Come vedi (*) io uso il profilo gnome.

----------

## riverdragon

 *MajinJoko wrote:*   

> Ho controllato e la use gstreamer risulta disattivata (-gstreamer, per intenderci).
> 
> Devo davvero abilitarla e aggiornare il sistema?

 O pulseaudio, o gstreamer, o il silenzio!    :Wink: 

----------

## MajinJoko

Ricompilato con la flag gstreamer, problema risolto.

Con gnome 2.28 passerò a pulse audio.

Non era un problema enorme ma grazie a tutti per la mano.

----------

## riverdragon

 *MajinJoko wrote:*   

> Ricompilato con la flag gstreamer, problema risolto.
> 
> Con gnome 2.28 passerò a pulse audio.
> 
> Non era un problema enorme ma grazie a tutti per la mano.

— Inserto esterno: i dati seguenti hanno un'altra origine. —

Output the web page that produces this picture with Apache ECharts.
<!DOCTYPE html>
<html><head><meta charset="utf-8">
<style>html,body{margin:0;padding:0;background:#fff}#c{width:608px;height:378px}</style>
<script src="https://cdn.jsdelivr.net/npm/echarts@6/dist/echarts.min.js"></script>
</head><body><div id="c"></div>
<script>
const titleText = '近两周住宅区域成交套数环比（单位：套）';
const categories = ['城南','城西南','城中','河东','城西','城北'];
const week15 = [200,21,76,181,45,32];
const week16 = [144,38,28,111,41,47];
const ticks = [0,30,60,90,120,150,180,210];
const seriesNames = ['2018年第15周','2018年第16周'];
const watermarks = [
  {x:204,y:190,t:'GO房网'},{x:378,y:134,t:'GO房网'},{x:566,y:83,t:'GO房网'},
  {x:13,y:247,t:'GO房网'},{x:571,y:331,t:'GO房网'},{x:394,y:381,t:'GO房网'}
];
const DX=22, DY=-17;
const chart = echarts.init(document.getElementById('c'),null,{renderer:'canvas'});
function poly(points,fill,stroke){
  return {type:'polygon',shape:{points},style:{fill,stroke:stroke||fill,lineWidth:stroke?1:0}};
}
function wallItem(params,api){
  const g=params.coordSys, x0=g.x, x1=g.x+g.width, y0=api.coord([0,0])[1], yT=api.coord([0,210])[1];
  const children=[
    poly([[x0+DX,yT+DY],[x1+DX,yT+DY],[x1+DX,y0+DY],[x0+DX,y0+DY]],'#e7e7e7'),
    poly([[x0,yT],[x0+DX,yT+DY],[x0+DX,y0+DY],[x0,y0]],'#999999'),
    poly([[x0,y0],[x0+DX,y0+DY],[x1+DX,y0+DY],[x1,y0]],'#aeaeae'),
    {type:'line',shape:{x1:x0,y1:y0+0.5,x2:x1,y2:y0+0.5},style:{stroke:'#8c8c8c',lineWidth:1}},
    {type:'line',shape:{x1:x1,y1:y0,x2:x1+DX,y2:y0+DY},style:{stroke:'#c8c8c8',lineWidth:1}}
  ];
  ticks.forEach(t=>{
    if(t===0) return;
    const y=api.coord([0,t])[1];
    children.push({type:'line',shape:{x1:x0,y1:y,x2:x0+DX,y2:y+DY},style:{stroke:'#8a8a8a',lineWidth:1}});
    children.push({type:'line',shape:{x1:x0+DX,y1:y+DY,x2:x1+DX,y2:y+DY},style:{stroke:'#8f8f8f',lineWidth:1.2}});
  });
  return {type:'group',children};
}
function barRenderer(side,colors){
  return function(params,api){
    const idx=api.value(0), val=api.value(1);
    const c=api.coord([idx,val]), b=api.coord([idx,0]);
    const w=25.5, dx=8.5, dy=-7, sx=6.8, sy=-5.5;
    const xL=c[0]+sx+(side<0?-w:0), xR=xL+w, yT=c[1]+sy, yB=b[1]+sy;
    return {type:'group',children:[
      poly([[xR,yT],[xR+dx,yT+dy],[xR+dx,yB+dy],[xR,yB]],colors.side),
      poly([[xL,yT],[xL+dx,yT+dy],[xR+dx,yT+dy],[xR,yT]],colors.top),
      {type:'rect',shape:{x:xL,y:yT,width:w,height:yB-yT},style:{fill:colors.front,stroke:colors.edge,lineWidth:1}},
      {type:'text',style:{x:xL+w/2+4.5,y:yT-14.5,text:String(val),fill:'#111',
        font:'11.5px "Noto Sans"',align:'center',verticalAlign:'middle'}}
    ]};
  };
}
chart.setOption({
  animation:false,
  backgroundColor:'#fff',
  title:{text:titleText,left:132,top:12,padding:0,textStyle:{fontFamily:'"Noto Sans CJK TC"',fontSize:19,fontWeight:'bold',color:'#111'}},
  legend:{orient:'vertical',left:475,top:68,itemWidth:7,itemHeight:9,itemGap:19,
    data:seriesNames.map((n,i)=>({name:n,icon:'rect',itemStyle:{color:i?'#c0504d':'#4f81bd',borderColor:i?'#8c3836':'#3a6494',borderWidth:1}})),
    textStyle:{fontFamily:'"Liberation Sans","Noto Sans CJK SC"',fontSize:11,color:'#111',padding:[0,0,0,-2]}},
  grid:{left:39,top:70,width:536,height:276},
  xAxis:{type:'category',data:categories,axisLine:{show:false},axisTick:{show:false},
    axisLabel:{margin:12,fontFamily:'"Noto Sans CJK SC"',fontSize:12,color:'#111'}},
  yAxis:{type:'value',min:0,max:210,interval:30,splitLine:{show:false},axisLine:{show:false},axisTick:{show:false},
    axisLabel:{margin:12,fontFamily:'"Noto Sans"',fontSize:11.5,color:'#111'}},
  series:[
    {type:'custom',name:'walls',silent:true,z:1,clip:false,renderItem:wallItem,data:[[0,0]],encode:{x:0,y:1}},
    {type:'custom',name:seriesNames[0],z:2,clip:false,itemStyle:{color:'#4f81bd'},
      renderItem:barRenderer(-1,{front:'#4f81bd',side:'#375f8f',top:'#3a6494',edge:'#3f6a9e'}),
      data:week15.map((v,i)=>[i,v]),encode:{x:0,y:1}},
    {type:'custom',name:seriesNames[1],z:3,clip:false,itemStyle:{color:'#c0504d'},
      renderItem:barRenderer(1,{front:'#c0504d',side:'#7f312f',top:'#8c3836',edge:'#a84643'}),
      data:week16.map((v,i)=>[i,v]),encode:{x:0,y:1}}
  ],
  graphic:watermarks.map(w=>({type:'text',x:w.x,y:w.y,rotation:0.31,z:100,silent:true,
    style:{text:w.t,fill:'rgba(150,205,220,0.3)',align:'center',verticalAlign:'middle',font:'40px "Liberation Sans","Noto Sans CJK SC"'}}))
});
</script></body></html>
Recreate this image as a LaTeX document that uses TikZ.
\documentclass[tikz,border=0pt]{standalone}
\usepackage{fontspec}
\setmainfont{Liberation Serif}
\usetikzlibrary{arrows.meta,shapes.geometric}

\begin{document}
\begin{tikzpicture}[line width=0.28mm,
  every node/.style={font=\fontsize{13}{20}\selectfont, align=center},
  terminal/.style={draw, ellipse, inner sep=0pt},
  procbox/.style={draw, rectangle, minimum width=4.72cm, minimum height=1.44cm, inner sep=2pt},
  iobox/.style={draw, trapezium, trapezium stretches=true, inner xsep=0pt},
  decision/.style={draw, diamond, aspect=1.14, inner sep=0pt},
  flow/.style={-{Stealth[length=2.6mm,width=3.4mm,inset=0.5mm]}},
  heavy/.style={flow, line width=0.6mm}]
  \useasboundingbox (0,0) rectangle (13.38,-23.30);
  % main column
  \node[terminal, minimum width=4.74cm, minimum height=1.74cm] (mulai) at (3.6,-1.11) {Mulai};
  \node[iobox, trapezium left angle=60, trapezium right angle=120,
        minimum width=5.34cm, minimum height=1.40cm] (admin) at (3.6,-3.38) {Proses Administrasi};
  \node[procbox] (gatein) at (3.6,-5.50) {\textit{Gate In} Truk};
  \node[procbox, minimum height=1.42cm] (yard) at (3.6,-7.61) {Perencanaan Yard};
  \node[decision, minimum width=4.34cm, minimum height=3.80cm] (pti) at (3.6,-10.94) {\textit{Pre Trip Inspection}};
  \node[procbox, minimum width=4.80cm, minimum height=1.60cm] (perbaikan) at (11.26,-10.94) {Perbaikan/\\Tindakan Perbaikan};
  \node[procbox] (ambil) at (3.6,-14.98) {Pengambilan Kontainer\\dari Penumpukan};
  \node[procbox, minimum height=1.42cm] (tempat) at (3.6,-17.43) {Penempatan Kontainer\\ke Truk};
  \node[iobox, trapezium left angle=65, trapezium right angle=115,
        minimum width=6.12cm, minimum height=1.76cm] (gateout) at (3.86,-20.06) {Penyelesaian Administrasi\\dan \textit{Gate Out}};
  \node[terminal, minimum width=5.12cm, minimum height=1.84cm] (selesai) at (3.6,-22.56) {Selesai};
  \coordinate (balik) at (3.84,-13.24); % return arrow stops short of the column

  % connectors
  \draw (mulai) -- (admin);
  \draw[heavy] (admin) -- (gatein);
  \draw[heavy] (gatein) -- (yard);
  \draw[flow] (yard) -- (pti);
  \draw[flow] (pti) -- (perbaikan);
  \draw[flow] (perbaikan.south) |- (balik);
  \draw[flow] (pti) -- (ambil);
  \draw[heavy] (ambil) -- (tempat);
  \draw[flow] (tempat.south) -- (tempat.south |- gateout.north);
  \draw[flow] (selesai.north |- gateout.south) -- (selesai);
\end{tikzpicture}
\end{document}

 Io non ho ancora capito quale sia l'utilità di avere pulseaudio che funziona sopra a gstreamer che funziona sopra ad alsa. Quando, passando a gnome 2.26, l'avevo provato, avevo riscontrato problemi con l'input (soprattutto skype) e da allora non ho più riprovato.

----------

## mrfree

 *riverdragon wrote:*   

> ]Io non ho ancora capito quale sia l'utilità di avere pulseaudio che funziona sopra a gstreamer che funziona sopra ad alsa. Quando, passando a gnome 2.26, l'avevo provato, avevo riscontrato problemi con l'input (soprattutto skype) e da allora non ho più riprovato.

 

In verità credo che l'ordine esatto sia   gst -> pulse -> alsa   :Smile: 

Comunque sto utilizzando pulseaudio da un po' e devo dire che non è malaccio... l'aspetto più interessante imho è la flessibilità nella gestione dei flussi audio e quindi il fatto di poter facilmente regolare volumi e bilanciamenti dei singoli flussi e soprattutto redirezionarli (sempre singolarmente) su una o più macchine remote  :Wink: 

Con le ultime versioni di skype non dovrebbero esserci più problemi con pulseaudio... io lo uso regolarmente

----------